Knitting has also been intentionally politicized. It’s the origin of the “Stitch ’n Bitch”— used since at least WW2 to describe a social gathering of knitters. Groups such as these would gather to knit socks and other supplies for the war effort. Scholars of textile history have noted that  groups like these (also quilting and sewing groups, I could go on.) have historically been sites of political discussion, organizing, and resistance— and not always progressive or liberal either. “Craftivism,” as it’s come to be known, tends to reflect center white, cis-het issues. (Also, shameless plug for my favorite example of “craftivism” that I think does an amazing job: The Social Justice Sewing Academy.) 

The political uses of crafting are important to remember and not because it demonstrates that knitting was “always liberal” or “always conservative.” Crafting makes political activity innocuous. Crafting allows groups to come together in ways that appear non-threatening. No one expects the group of yarn and stick wielders at their local coffee shop to be planning an uprising— or doxxing knitters on the internet. Knitting is feminized, de-legitimized, and— as the knitters of Twitter have demonstrated handily— codes as apolitical to many people. This means that people are less likely to scrutinize the political activity that does take place in these communities. While these Twitter users might not know this, I bet Ravelry does— or at least the Ravelry users bringing this to their attention. White supremacist activity isn’t less threatening on a knitting website— if anything it might be more so because it is less likely to be taken seriously and called out. 

10 Comments and 1 Webmention for “Call for Comments: unRavelrying Social Justice Networks”

  1. I have been less connected with the knitting world and more into quilting and sewing for the last decade, but I have so many thoughts on this subject. This (the makers) is my tribe, and I have turned my back on it for the most part because I have no tolerance for the “can’t we all just get along/no need to be political” bullshit.

    1. Do you know about the shop owner who refused to sell pink yarn ahead of the women’s march because she didn’t want people knitting pussy hats? The deeper dialog about the lack of inclusivity in those hats notwithstanding, this was one trumpist’s line in the sand.
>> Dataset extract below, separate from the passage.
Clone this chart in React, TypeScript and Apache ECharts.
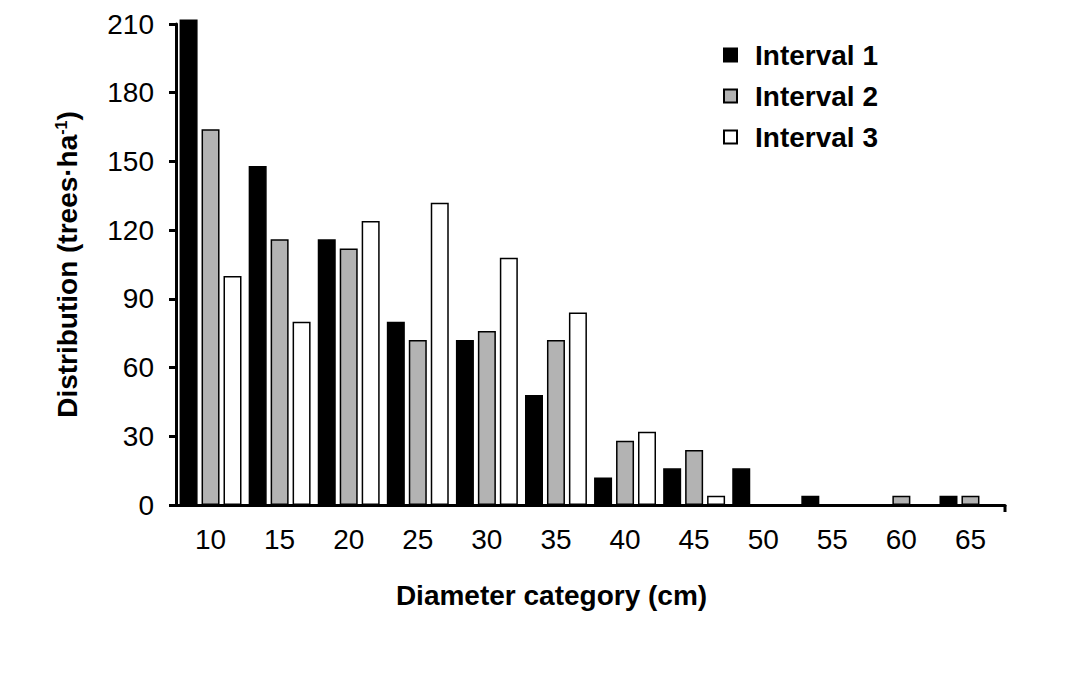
import React, { useEffect, useRef } from "react";
import * as echarts from "echarts";

const categories = ["10", "15", "20", "25", "30", "35", "40", "45", "50", "55", "60", "65"];
const interval1 = [212, 148, 116, 80, 72, 48, 12, 16, 16, 4, 0, 4];
const interval2 = [164, 116, 112, 72, 76, 72, 28, 24, 0, 0, 4, 4];
const interval3 = [100, 80, 124, 132, 108, 84, 32, 4, 0, 0, 0, 0];
const seriesNames = ["Interval 1", "Interval 2", "Interval 3"];
const yTicks = { min: 0, max: 210, interval: 30 };

const font = "'Liberation Sans', Arial, Helvetica, sans-serif";

export default function App() {
  const ref = useRef<HTMLDivElement>(null);
  useEffect(() => {
    if (!ref.current) return;
    const chart = echarts.init(ref.current, null, { renderer: "svg" });
    const fills = ["#000000", "#b3b3b3", "#ffffff"];
    const data = [interval1, interval2, interval3];
    const gridLeft = 168;
    const gridRight = 75;
    const gridBottom = 177;
    const W = 1072;
    const H = 674;
    chart.setOption({
      animation: false,
      backgroundColor: "#ffffff",
      grid: { left: gridLeft, right: gridRight, top: 16, bottom: gridBottom, containLabel: false },
      legend: {
        orient: "vertical",
        left: 710,
        top: 28,
        icon: "rect",
        itemWidth: 13,
        itemHeight: 13,
        itemGap: 13,
        data: seriesNames,
        textStyle: { fontFamily: font, fontWeight: "bold", fontSize: 28, color: "#000", padding: [0, 0, 0, 13] },
      },
      graphic: [
        {
          type: "line",
          shape: { x1: W - gridRight, y1: H - gridBottom, x2: W - gridRight, y2: H - gridBottom + 7 },
          style: { stroke: "#000", lineWidth: 3 },
        },
      ],
      xAxis: {
        type: "category",
        data: categories,
        name: "Diameter category (cm)",
        nameLocation: "middle",
        nameGap: 76,
        nameTextStyle: { fontFamily: font, fontWeight: "bold", fontSize: 28, color: "#000", padding: [0, 78, 0, 0] },
        axisLine: { lineStyle: { color: "#000", width: 3 } },
        axisTick: { alignWithLabel: true, length: 7, lineStyle: { color: "#000", width: 3 } },
        axisLabel: { fontFamily: font, fontSize: 28, color: "#000", margin: 20 },
      },
      yAxis: {
        type: "value",
        min: yTicks.min,
        max: yTicks.max,
        interval: yTicks.interval,
        name: "Distribution (trees·ha{sup|-1})",
        nameLocation: "middle",
        nameGap: 95,
        nameTextStyle: {
          fontFamily: font,
          fontWeight: "bold",
          fontSize: 28,
          color: "#000",
          rich: {
            sup: { fontFamily: font, fontWeight: "bold", fontSize: 16, color: "#000", verticalAlign: "top", padding: [0, 0, 12, 0] },
          },
        },
        splitLine: { show: false },
        axisLine: { show: true, lineStyle: { color: "#000", width: 3 } },
        axisTick: { show: true, length: 7, lineStyle: { color: "#000", width: 3 } },
        axisLabel: { fontFamily: font, fontSize: 28, color: "#000", margin: 22 },
      },
      series: seriesNames.map((name, i) => ({
        name,
        type: "bar",
        data: data[i],
        barWidth: 18,
        barGap: "22%",
        clip: false,
        itemStyle: { color: fills[i], borderColor: "#000", borderWidth: 1.5 },
      })),
    });
    return () => chart.dispose();
  }, []);
  return <div ref={ref} style={{ width: 1072, height: 674 }} />;
}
  2. There is arising a need for a true apolitical space. I dont want to discuss Politics , I want to discus the craft. I dont really want to discuss my other hobbies on Ravelry either. Everyone keeps dragging their politics and religion (and yes a consider certain branches of activism religions even if the vehemently hate the word) into everything.

    1. I hear the need for apolitical space, I’m someone who is pretty mindful about how much political news etc however the reality is that many non-white, non-cis individuals are constantly having their existence politicized no matter where they are so they are shut off from the luxury of being able to manage what is and isn’t political in the way that I can. The ban is also in response to people bringing politics into knitting in a way that was harmful, rising to harassment and targeting of BIPOC and other marginalized groups. In other words, people that were trying to live their lives in a knitting space free of harassment where prevented from doing so because of someone’s politics. And as we always take about on the show, politics are inherent in any community (the word is, after all, rooted in the Greek word for the city-state.)

  3. When Ravelry posted notice of the new policy, they linked to the RPG .net policy for reference. And I found it very interesting that theirs had been posted on Oct 29 2018, yet I don’t recall hearing anything about it at the time. But in the past week Ravelry’s has been in news outlets from CNN to Colbert. So was it a big deal at the time but perhaps lost in the news so close to the election? Or is there something different that this made news but that didn’t?

    1. My guess is that it’s a better news stories. Knitters banning white supremacists is more appealing than gamers I guess? I don’t know RPG.org’s membership numbers but I suspect that Ravelry may be larger. But really, I have no idea.